信用情報機関に滞納情報が登録されると、信用情報に「異動」と記録されることになります。これはいわゆる“ブラックリストに載る”という状態を指します。信用情報に異動の記録がなされると、一定期間にわたって新規のローン契約やクレジットカードの作成ができなくなる恐れがあります。
契約解除が通告される
多くのケースにおいて、家賃の支払い期日から3ヶ月経過しても支払いがない場合、内容証明郵便で賃貸借契約の解除予告通知が送られてきます。3ヶ月以上滞納すると「貸主と借主の間の信頼関係が失われた」と認められる可能性が高く、貸主側が法的な手段に出ることが可能です。
通知を受け取ってからも支払いなどの動きが見られないと、大家によって訴訟が行われ、最終段階に入ります。裁判所が借主側に問題ありと判断すれば、強制退去や給与の差し押さえなどが執行されるでしょう。

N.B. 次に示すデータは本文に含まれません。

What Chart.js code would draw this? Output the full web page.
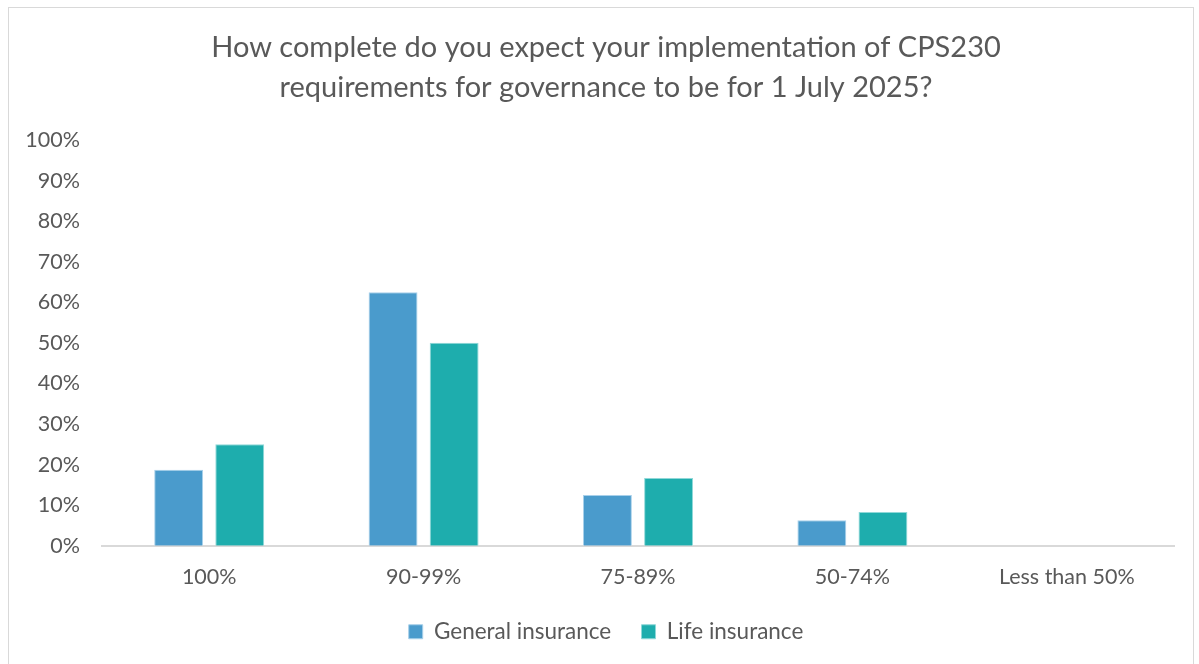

おすすめ特集から賃貸を探す 敷金礼金0(ゼロ・なし)物件
まとめ

家賃の支払いが遅れると、延滞金が発生したり信用情報機関に登録されたりと、さまざまなリスクが生じます。強制退去が執行されれば、今後の生活に影響を及ぼすことは間違いありません。
支払いが遅れる原因の一つに、借りている部屋の家賃が収入に見合っていないことが挙げられます。家賃が生活を圧迫している場合は、収入に見合った家賃の物件を探してみるのも一つの方法です。家賃の支払いを期日までに済ませ、延滞によって生じるリスクを回避できるよう、普段の生活から気をつけましょう。